Hans Langsdorff tinha 45 anos. Era um oficial de carreira, um lobo do mar, um nazista fervoroso e discípulo de Hitler. Também era um guerreiro honrado, amado como um pai por seus marinheiros, respeitado e admirado por seus inimigos. Não por seus feitos em batalha, mas por demonstrar compaixão.

Langsdorff conseguiu afundar 9 navios sem que nenhum marinheiro inimigo fosse morto. Quando teve a chance de dizimar os navios de combate menores, deixou-os fugir ao invés de persegui-los.

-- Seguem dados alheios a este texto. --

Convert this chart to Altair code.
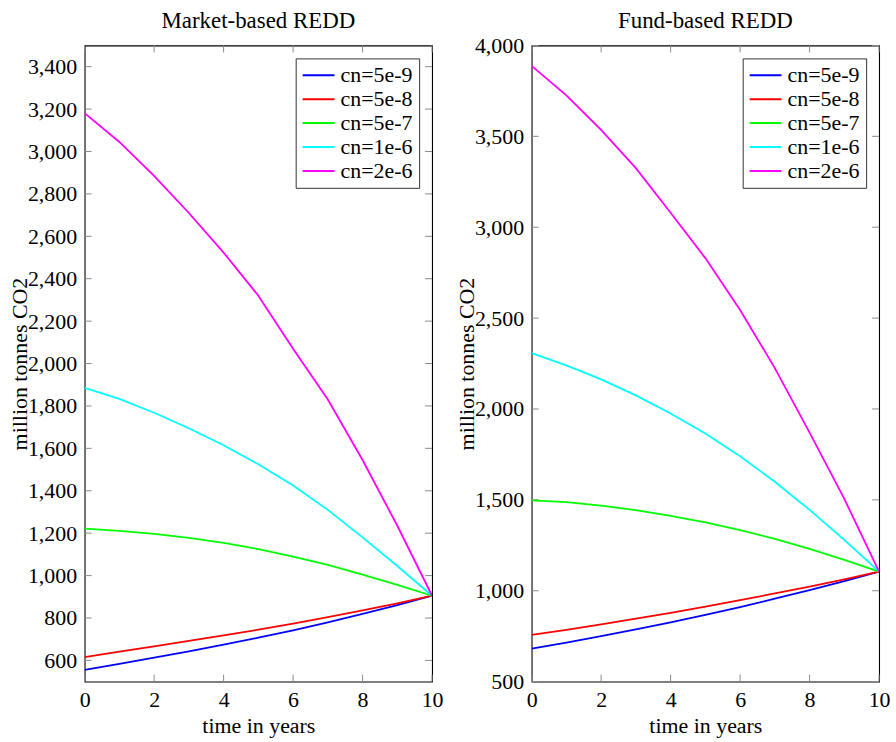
import altair as alt
import pandas as pd

years = list(range(11))
series = ["cn=5e-9", "cn=5e-8", "cn=5e-7", "cn=1e-6", "cn=2e-6"]
colors = ["#0000ff", "#ff0000", "#00ff00", "#00ffff", "#ff00ff"]

# Market-based REDD
market_5e9 = [555, 584, 613, 643, 674, 707, 742, 779, 819, 861, 905]
market_5e8 = [616, 641, 666, 692, 718, 745, 774, 804, 836, 869, 905]
market_5e7 = [1221, 1211, 1197, 1178, 1154, 1125, 1090, 1050, 1005, 956, 905]
market_1e6 = [1885, 1833, 1768, 1695, 1615, 1525, 1425, 1310, 1180, 1045, 905]
market_2e6 = [3181, 3045, 2885, 2710, 2523, 2320, 2070, 1830, 1545, 1235, 905]

# Fund-based REDD
fund_5e9 = [682, 715, 750, 787, 826, 867, 910, 956, 1004, 1053, 1105]
fund_5e8 = [757, 785, 815, 846, 878, 912, 948, 985, 1023, 1063, 1105]
fund_5e7 = [1497, 1487, 1468, 1443, 1412, 1376, 1334, 1285, 1230, 1170, 1105]
fund_1e6 = [2307, 2240, 2163, 2075, 1975, 1865, 1740, 1600, 1445, 1280, 1105]
fund_2e6 = [3888, 3725, 3535, 3325, 3080, 2830, 2545, 2225, 1870, 1505, 1105]

titles = ["Market-based REDD", "Fund-based REDD"]
x_ticks = [0, 2, 4, 6, 8, 10]
market_y_ticks = list(range(600, 3401, 200))
fund_y_ticks = [500, 1000, 1500, 2000, 2500, 3000, 3500, 4000]
market_domain = [500, 3500]
fund_domain = [500, 4000]

FONT = "Liberation Serif"
FS = 22
W, H = 349, 639
TICK = 7
TICK_COLOR = "#8a8a8a"


def frame(values_list):
    rows = []
    for name, vals in zip(series, values_list):
        for t, v in zip(years, vals):
            rows.append({"t": t, "v": v, "series": name})
    return pd.DataFrame(rows)


def panel(title, values_list, y_ticks, y_domain):
    df = frame(values_list)
    xs = alt.Scale(domain=[0, 10], nice=False, zero=False)
    ys = alt.Scale(domain=y_domain, nice=False, zero=False)
    xaxis = alt.Axis(values=x_ticks, format="d", title="time in years",
                     labelFlush=False, labelOverlap=False,
                     labelPadding=8, titleY=51, titleBaseline="alphabetic")
    yaxis = alt.Axis(values=y_ticks, format=",d", title="million tonnes CO2",
                     labelFlush=False, labelOverlap=False, labelPadding=8,
                     titleAngle=270, titleX=-58, titleY=H / 2,
                     titleAlign="center", titleBaseline="alphabetic")
    ytdf = pd.DataFrame({"v": y_ticks})
    xtdf = pd.DataFrame({"v": x_ticks})

    yl = alt.Chart(ytdf).mark_rule(color=TICK_COLOR, strokeWidth=1).encode(
        y=alt.Y("v:Q", scale=ys, axis=yaxis), x=alt.value(0), x2=alt.value(TICK))
    yr = alt.Chart(ytdf).mark_rule(color=TICK_COLOR, strokeWidth=1).encode(
        y=alt.Y("v:Q", scale=ys, axis=yaxis), x=alt.value(W - TICK), x2=alt.value(W))
    xb = alt.Chart(xtdf).mark_rule(color=TICK_COLOR, strokeWidth=1).encode(
        x=alt.X("v:Q", scale=xs, axis=xaxis), y=alt.value(H), y2=alt.value(H - TICK))
    xt = alt.Chart(xtdf).mark_rule(color=TICK_COLOR, strokeWidth=1).encode(
        x=alt.X("v:Q", scale=xs, axis=xaxis), y=alt.value(0), y2=alt.value(TICK))

    lines = alt.Chart(df).mark_line(strokeWidth=1.8, clip=True).encode(
        x=alt.X("t:Q", scale=xs, axis=xaxis),
        y=alt.Y("v:Q", scale=ys, axis=yaxis),
        color=alt.Color("series:N", sort=series,
                        scale=alt.Scale(domain=series, range=colors),
                        legend=alt.Legend(title=None, orient="none", legendX=212, legendY=13,
                                          strokeColor="#333333", fillColor="white",
                                          padding=6, symbolType="M-1,0L2.2,0", symbolSize=400,
                                          symbolStrokeWidth=2, labelFont=FONT,
                                          labelFontSize=FS, labelOffset=17, rowPadding=2,
                                          labelLimit=300)),
        detail="series:N",
    )

    ttl = alt.Chart(pd.DataFrame({"title": [title]})).mark_text(
        font=FONT, fontSize=23, color="black", align="center", baseline="alphabetic"
    ).encode(text="title:N", x=alt.value(W / 2), y=alt.value(-18))

    return alt.layer(yl, yr, xb, xt, lines, ttl).properties(width=W, height=H)


left = panel(titles[0],
             [market_5e9, market_5e8, market_5e7, market_1e6, market_2e6],
             market_y_ticks, market_domain)
right = panel(titles[1],
              [fund_5e9, fund_5e8, fund_5e7, fund_1e6, fund_2e6],
              fund_y_ticks, fund_domain)

chart = alt.hconcat(left, right, spacing=100, bounds="flush").resolve_scale(
    color="independent", x="independent", y="independent"
).resolve_legend(color="independent").properties(
    padding={"left": 8, "top": 7, "right": 5, "bottom": 5},
    background="white",
).configure_view(
    stroke="black", strokeWidth=1.1
).configure_axis(
    labelFont=FONT, labelFontSize=FS, labelColor="black",
    titleFont=FONT, titleFontSize=FS, titleFontWeight="normal", titleColor="black",
    grid=False, ticks=False, domain=False,
)

chart.save("out.html", embed_options={"renderer": "svg", "actions": False})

A cidade de Ajax no Canadá foi batizada em homenagem a um desses navios. Os nomes de suas ruas fazem referência aos oficiais e marinheiros envolvidos na batalha.

Uma delas é a Langsdorff Road.

O Graff Spee sempre foi popular entre mergulhadores, muitas peças estão expostas em Montevidéu, um passeio que aliás recomendo muito. É baratíssimo.

Entre as várias peças resgatadas do Graf Spee está um emblema de bronze, uma Águia do Reich, com 450Kg, trazida à tona em 2006 por uma equipe comandada pelo mergulhador Héctor Bado.

Ela tem sido uma dor de cabeça. uma longa disputa judicial concluiu que como toda peça de navios afundados ela pertence ao governo uruguaio, mas o descobridor tem direito a 50%.

Só que gente de fora não está gostando. O Governo Alemão diz que ela não deve ser nem exibida. Entidades judaicas acham que ela pode atrair nazistas.

A proposta atual, do deputado Jorge Gandini é que ela seja vendida e que o dinheiro seja dividido entre o descobridor e o governo. Já teve quem oferecesse US$52 milhões pela águia, e para o Uruguay isso é dinheiro a rodo.

Para aplacar as preocupações o deputado diz que o comprador seria devidamente avaliado, e a águia não seria vendida a grupos neonazistas.

Hans Langsdorff não é um dos mocinhos. Em última análise ele defendia o regime que nos deu a Blitzkrieg, o Holocausto e o Fusca, mas mesmo diante desses crimes imperdoáveis, ele tinha honra. Respeitava seus inimigos, mesmo depois de derrotados. Langsdorff era um marinheiro e um guerreiro, que lutava devido às circunstâncias mas nunca odiou seus inimigos. Ele teria umas boas lições a dar aos idiotas de hoje em dia que se dizem nazistas.

Também há uma boa lição aqui para todo mundo que adora viver num delírio maniqueísta dividindo pessoas entre boas e más, sem nuances, sem perdão, sem redenção. A vida é muito mais que um textão de Facebook, pessoas são muito mais complexas do que istas e ismos.

Portanto, se um nazista juramentado de carteirinha consegue agir com honra e decência, talvez seja hora de pegar mais leve com o amiguinho, só porque ele não defende o seu político de estimação.